Task requirements: The material below should be written out in full and exactly; pictures stay out of the copy.

· · · ·

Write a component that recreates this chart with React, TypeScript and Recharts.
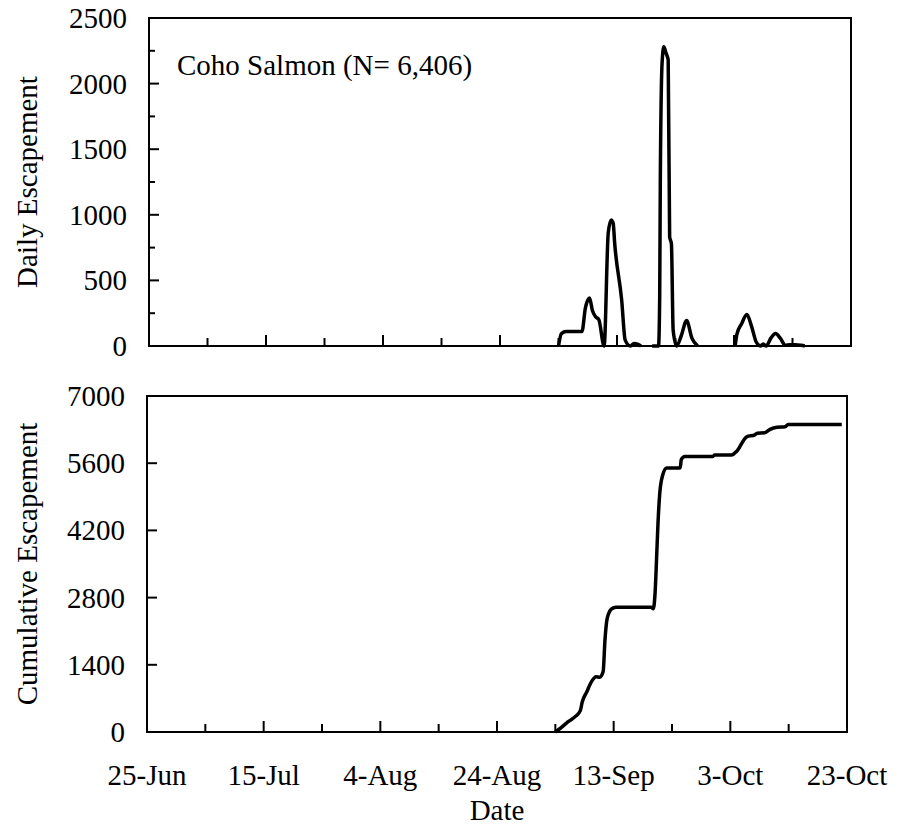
import { LineChart, Line, XAxis, YAxis, ReferenceArea } from "recharts";

const FONT = "'Liberation Serif', 'Times New Roman', serif";
const FONT_SIZE = 29;

// x axis: days after 25-Jun
const dayTicks = [0, 10, 20, 30, 40, 50, 60, 70, 80, 90, 100, 110, 120];
const dayLabels = ["25-Jun", "15-Jul", "4-Aug", "24-Aug", "13-Sep", "3-Oct", "23-Oct"];

const dailyTicks = [0, 250, 500, 750, 1000, 1250, 1500, 1750, 2000, 2250, 2500];
const cumulativeTicks = [0, 1400, 2800, 4200, 5600, 7000];

// daily counts (null = no sampling)
const dailyDays = [
  70, 70.5, 71.3, 74, 74.6, 75.3, 75.8, 76.3, 76.9, 77.8,
  78.5, 79, 79.35, 79.6, 80.8, 81.4, 82.3, 82.9, 83.5, 84.1, 85,
  86, 87.1, 87.3, 87.4, 87.7, 88, 88.4, 88.75, 89, 89.3, 89.6, 90.2,
  91, 91.9, 92.8, 93.8, 97,
  100.2, 100.5, 101.3, 102.2, 103, 103.8, 104.5, 105, 105.5, 106.3,
  107.1, 107.9, 108.8, 109.5, 110.5, 111.5, 112.1,
];
const dailyCounts = [
  0, 95, 110, 110, 290, 365, 270, 225, 200, 0,
  860, 960, 935, 785, 350, 45, 0, 20, 15, 0, null,
  0, 0, 380, 1240, 2150, 2280, 2230, 2180, 830, 780, 120, 0,
  80, 195, 60, 0, null,
  0, 90, 170, 240, 150, 30, 0, 15, 0, 60,
  95, 60, 5, 10, 10, 5, 0,
];

const cumulativeDays = [
  70, 71, 72.2, 73.5, 74.3, 74.6, 75.4, 76.2, 77, 77.6,
  78.2, 78.5, 78.9, 79.6, 80.4, 86.4, 86.8, 87.1, 87.4, 87.6,
  87.9, 88.4, 89.1, 91.4, 91.6, 92.2, 97, 97.3, 100.2, 101.1,
  102.8, 104.2, 104.6, 105.9, 106.8, 108, 109.4, 109.9, 119.1,
];
const cumulativeCounts = [
  0, 90, 215, 330, 450, 620, 840, 1050, 1150, 1140,
  1260, 1900, 2370, 2560, 2600, 2600, 2570, 2900, 3750, 4350,
  4970, 5350, 5500, 5500, 5680, 5740, 5740, 5770, 5770, 5850,
  6150, 6190, 6225, 6235, 6305, 6350, 6360, 6406, 6406,
];

const dailyData = dailyDays.map((d, i) => ({ d, v: dailyCounts[i] }));
const cumulativeData = cumulativeDays.map((d, i) => ({ d, v: cumulativeCounts[i] }));

const textStyle = { fontFamily: FONT, fontSize: FONT_SIZE, fill: "#000" };

// inward x tick, optional date label under the axis
const XTick = (props: any) => {
  const { x, y, payload, showLabels } = props;
  const major = payload.value % 20 === 0;
  return (
    <g>
      <line x1={x} x2={x} y1={y} y2={y - (major ? 11 : 8)} stroke="#000" strokeWidth={2} />
      {showLabels && major && (
        <text x={x} y={y + 53} textAnchor="middle" style={textStyle}>
          {dayLabels[payload.value / 20]}
        </text>
      )}
    </g>
  );
};

// inward y tick, label only on major steps
const YTick = (props: any) => {
  const { x, y, payload, majorStep } = props;
  const major = payload.value % majorStep === 0;
  return (
    <g>
      <line x1={x} x2={x + (major ? 10 : 6)} y1={y} y2={y} stroke="#000" strokeWidth={2} />
      {major && (
        <text x={x - 22} y={y + 10} textAnchor="end" style={textStyle}>
          {payload.value}
        </text>
      )}
    </g>
  );
};

export default function App() {
  return (
    <div style={{ position: "absolute", left: 0, top: 0, width: 897, height: 836, background: "#fff" }}>
      <div style={{ position: "absolute", left: 0, top: 0 }}>
        <LineChart width={897} height={370} data={dailyData} margin={{ top: 18, right: 46, bottom: 4, left: 129 }}>
          <XAxis
            dataKey="d"
            type="number"
            domain={[0, 120]}
            ticks={dayTicks}
            interval={0}
            axisLine={false}
            tickLine={false}
            tickSize={0}
            tickMargin={0}
            height={20}
            allowDataOverflow
            tick={(p: any) => <XTick {...p} showLabels={false} />}
          />
          <YAxis
            type="number"
            domain={[0, 2500]}
            ticks={dailyTicks}
            interval={0}
            axisLine={false}
            tickLine={false}
            tickSize={0}
            tickMargin={0}
            width={20}
            tick={(p: any) => <YTick {...p} majorStep={500} />}
          />
          <ReferenceArea x1={0} x2={120} y1={0} y2={2500} fill="none" stroke="#000" strokeWidth={2} />
          <Line
            type="monotone"
            dataKey="v"
            stroke="#000"
            strokeWidth={3.5}
            dot={false}
            activeDot={false}
            connectNulls={false}
            isAnimationActive={false}
          />
        </LineChart>
      </div>
      <div style={{ position: "absolute", left: 0, top: 370 }}>
        <LineChart width={897} height={466} data={cumulativeData} margin={{ top: 26, right: 50, bottom: 84, left: 127 }}>
          <XAxis
            dataKey="d"
            type="number"
            domain={[0, 120]}
            ticks={dayTicks}
            interval={0}
            axisLine={false}
            tickLine={false}
            tickSize={0}
            tickMargin={0}
            height={20}
            allowDataOverflow
            tick={(p: any) => <XTick {...p} showLabels={true} />}
          />
          <YAxis
            type="number"
            domain={[0, 7000]}
            ticks={cumulativeTicks}
            interval={0}
            axisLine={false}
            tickLine={false}
            tickSize={0}
            tickMargin={0}
            width={20}
            tick={(p: any) => <YTick {...p} majorStep={1400} />}
          />
          <ReferenceArea x1={0} x2={120} y1={0} y2={7000} fill="none" stroke="#000" strokeWidth={2} />
          <Line
            type="monotone"
            dataKey="v"
            stroke="#000"
            strokeWidth={3.5}
            dot={false}
            activeDot={false}
            isAnimationActive={false}
          />
        </LineChart>
      </div>
      <svg width={897} height={836} style={{ position: "absolute", left: 0, top: 0, pointerEvents: "none" }}>
        <text x={177} y={75} style={textStyle}>Coho Salmon (N= 6,406)</text>
        <text x={0} y={0} textAnchor="middle" transform="translate(37,182) rotate(-90)" style={textStyle}>
          Daily Escapement
        </text>
        <text x={0} y={0} textAnchor="middle" transform="translate(37,564) rotate(-90)" style={textStyle}>
          Cumulative Escapement
        </text>
        <text x={497} y={820} textAnchor="middle" style={textStyle}>Date</text>
      </svg>
    </div>
  );
}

· · · ·

Written answer:
Write a component that recreates this chart with React, TypeScript and Recharts.
import { LineChart, Line, XAxis, YAxis, ReferenceArea } from "recharts";

const FONT = "'Liberation Serif', 'Times New Roman', serif";
const FONT_SIZE = 29;

// x axis: days after 25-Jun
const dayTicks = [0, 10, 20, 30, 40, 50, 60, 70, 80, 90, 100, 110, 120];
const dayLabels = ["25-Jun", "15-Jul", "4-Aug", "24-Aug", "13-Sep", "3-Oct", "23-Oct"];

const dailyTicks = [0, 250, 500, 750, 1000, 1250, 1500, 1750, 2000, 2250, 2500];
const cumulativeTicks = [0, 1400, 2800, 4200, 5600, 7000];

// daily counts (null = no sampling)
const dailyDays = [
  70, 70.5, 71.3, 74, 74.6, 75.3, 75.8, 76.3, 76.9, 77.8,
  78.5, 79, 79.35, 79.6, 80.8, 81.4, 82.3, 82.9, 83.5, 84.1, 85,
  86, 87.1, 87.3, 87.4, 87.7, 88, 88.4, 88.75, 89, 89.3, 89.6, 90.2,
  91, 91.9, 92.8, 93.8, 97,
  100.2, 100.5, 101.3, 102.2, 103, 103.8, 104.5, 105, 105.5, 106.3,
  107.1, 107.9, 108.8, 109.5, 110.5, 111.5, 112.1,
];
const dailyCounts = [
  0, 95, 110, 110, 290, 365, 270, 225, 200, 0,
  860, 960, 935, 785, 350, 45, 0, 20, 15, 0, null,
  0, 0, 380, 1240, 2150, 2280, 2230, 2180, 830, 780, 120, 0,
  80, 195, 60, 0, null,
  0, 90, 170, 240, 150, 30, 0, 15, 0, 60,
  95, 60, 5, 10, 10, 5, 0,
];

const cumulativeDays = [
  70, 71, 72.2, 73.5, 74.3, 74.6, 75.4, 76.2, 77, 77.6,
  78.2, 78.5, 78.9, 79.6, 80.4, 86.4, 86.8, 87.1, 87.4, 87.6,
  87.9, 88.4, 89.1, 91.4, 91.6, 92.2, 97, 97.3, 100.2, 101.1,
  102.8, 104.2, 104.6, 105.9, 106.8, 108, 109.4, 109.9, 119.1,
];
const cumulativeCounts = [
  0, 90, 215, 330, 450, 620, 840, 1050, 1150, 1140,
  1260, 1900, 2370, 2560, 2600, 2600, 2570, 2900, 3750, 4350,
  4970, 5350, 5500, 5500, 5680, 5740, 5740, 5770, 5770, 5850,
  6150, 6190, 6225, 6235, 6305, 6350, 6360, 6406, 6406,
];

const dailyData = dailyDays.map((d, i) => ({ d, v: dailyCounts[i] }));
const cumulativeData = cumulativeDays.map((d, i) => ({ d, v: cumulativeCounts[i] }));

const textStyle = { fontFamily: FONT, fontSize: FONT_SIZE, fill: "#000" };

// inward x tick, optional date label under the axis
const XTick = (props: any) => {
  const { x, y, payload, showLabels } = props;
  const major = payload.value % 20 === 0;
  return (
    <g>
      <line x1={x} x2={x} y1={y} y2={y - (major ? 11 : 8)} stroke="#000" strokeWidth={2} />
      {showLabels && major && (
        <text x={x} y={y + 53} textAnchor="middle" style={textStyle}>
          {dayLabels[payload.value / 20]}
        </text>
      )}
    </g>
  );
};

// inward y tick, label only on major steps
const YTick = (props: any) => {
  const { x, y, payload, majorStep } = props;
  const major = payload.value % majorStep === 0;
  return (
    <g>
      <line x1={x} x2={x + (major ? 10 : 6)} y1={y} y2={y} stroke="#000" strokeWidth={2} />
      {major && (
        <text x={x - 22} y={y + 10} textAnchor="end" style={textStyle}>
          {payload.value}
        </text>
      )}
    </g>
  );
};

export default function App() {
  return (
    <div style={{ position: "absolute", left: 0, top: 0, width: 897, height: 836, background: "#fff" }}>
      <div style={{ position: "absolute", left: 0, top: 0 }}>
        <LineChart width={897} height={370} data={dailyData} margin={{ top: 18, right: 46, bottom: 4, left: 129 }}>
          <XAxis
            dataKey="d"
            type="number"
            domain={[0, 120]}
            ticks={dayTicks}
            interval={0}
            axisLine={false}
            tickLine={false}
            tickSize={0}
            tickMargin={0}
            height={20}
            allowDataOverflow
            tick={(p: any) => <XTick {...p} showLabels={false} />}
          />
          <YAxis
            type="number"
            domain={[0, 2500]}
            ticks={dailyTicks}
            interval={0}
            axisLine={false}
            tickLine={false}
            tickSize={0}
            tickMargin={0}
            width={20}
            tick={(p: any) => <YTick {...p} majorStep={500} />}
          />
          <ReferenceArea x1={0} x2={120} y1={0} y2={2500} fill="none" stroke="#000" strokeWidth={2} />
          <Line
            type="monotone"
            dataKey="v"
            stroke="#000"
            strokeWidth={3.5}
            dot={false}
            activeDot={false}
            connectNulls={false}
            isAnimationActive={false}
          />
        </LineChart>
      </div>
      <div style={{ position: "absolute", left: 0, top: 370 }}>
        <LineChart width={897} height={466} data={cumulativeData} margin={{ top: 26, right: 50, bottom: 84, left: 127 }}>
          <XAxis
            dataKey="d"
            type="number"
            domain={[0, 120]}
            ticks={dayTicks}
            interval={0}
            axisLine={false}
            tickLine={false}
            tickSize={0}
            tickMargin={0}
            height={20}
            allowDataOverflow
            tick={(p: any) => <XTick {...p} showLabels={true} />}
          />
          <YAxis
            type="number"
            domain={[0, 7000]}
            ticks={cumulativeTicks}
            interval={0}
            axisLine={false}
            tickLine={false}
            tickSize={0}
            tickMargin={0}
            width={20}
            tick={(p: any) => <YTick {...p} majorStep={1400} />}
          />
          <ReferenceArea x1={0} x2={120} y1={0} y2={7000} fill="none" stroke="#000" strokeWidth={2} />
          <Line
            type="monotone"
            dataKey="v"
            stroke="#000"
            strokeWidth={3.5}
            dot={false}
            activeDot={false}
            isAnimationActive={false}
          />
        </LineChart>
      </div>
      <svg width={897} height={836} style={{ position: "absolute", left: 0, top: 0, pointerEvents: "none" }}>
        <text x={177} y={75} style={textStyle}>Coho Salmon (N= 6,406)</text>
        <text x={0} y={0} textAnchor="middle" transform="translate(37,182) rotate(-90)" style={textStyle}>
          Daily Escapement
        </text>
        <text x={0} y={0} textAnchor="middle" transform="translate(37,564) rotate(-90)" style={textStyle}>
          Cumulative Escapement
        </text>
        <text x={497} y={820} textAnchor="middle" style={textStyle}>Date</text>
      </svg>
    </div>
  );
}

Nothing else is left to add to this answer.